Subsystem codes with spatially local generators

TL;DR

This paper introduces a family of 2D subsystem codes with local generators that achieve proportional logical qubits and distance, and demonstrates their potential advantages over stabilizer codes under spatial locality constraints.

Contribution

The paper constructs a new family of 2D subsystem codes with local generators and proportional parameters, and establishes bounds showing their superior potential compared to stabilizer codes.

Findings

Existence of 2D subsystem codes with proportional k and d

Subsystem codes can outperform stabilizer codes under locality constraints

Introduction of generalized Bacon-Shor codes with interesting properties

Abstract

We study subsystem codes whose gauge group has local generators in the 2D geometry.
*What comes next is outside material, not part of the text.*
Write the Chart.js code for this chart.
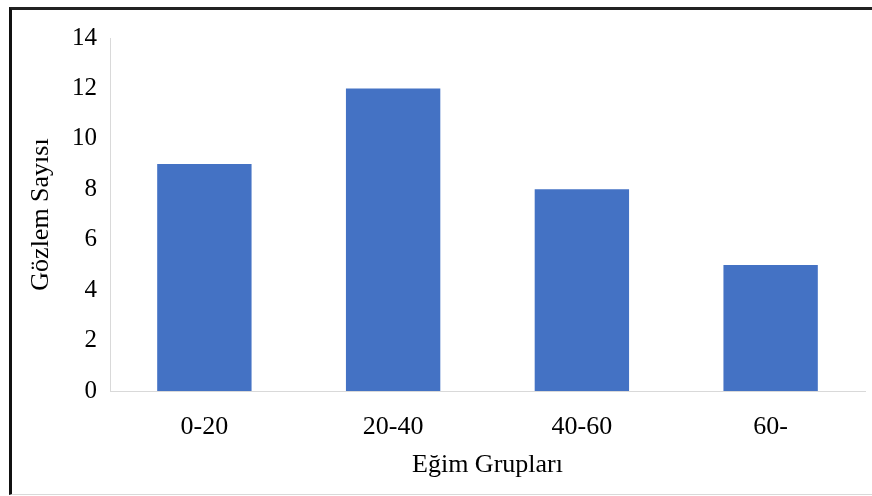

It is shown that there exists a family of such codes defined on lattices of size LxL with the number of logical qubits k and the minimum distance d both proportional to L. The gauge group of these codes involves only two-qubit generators of type XX and ZZ coupling nearest neighbor qubits (and some auxiliary one-qubit generators). Our proof is not constructive as it relies on a certain version of the Gilbert-Varshamov bound for classical codes. Along the way we introduce and study properties of generalized Bacon-Shor codes which might be of independent interest. Secondly, we prove that any 2D subsystem [n,k,d] code with spatially local generators obeys upper bounds kd=O(n) and d^2=O(n). The analogous upper bound proved recently for 2D stabilizer codes is kd^2=O(n). Our results thus demonstrate that subsystem codes can be more powerful than stabilizer codes under the spatial locality constraint.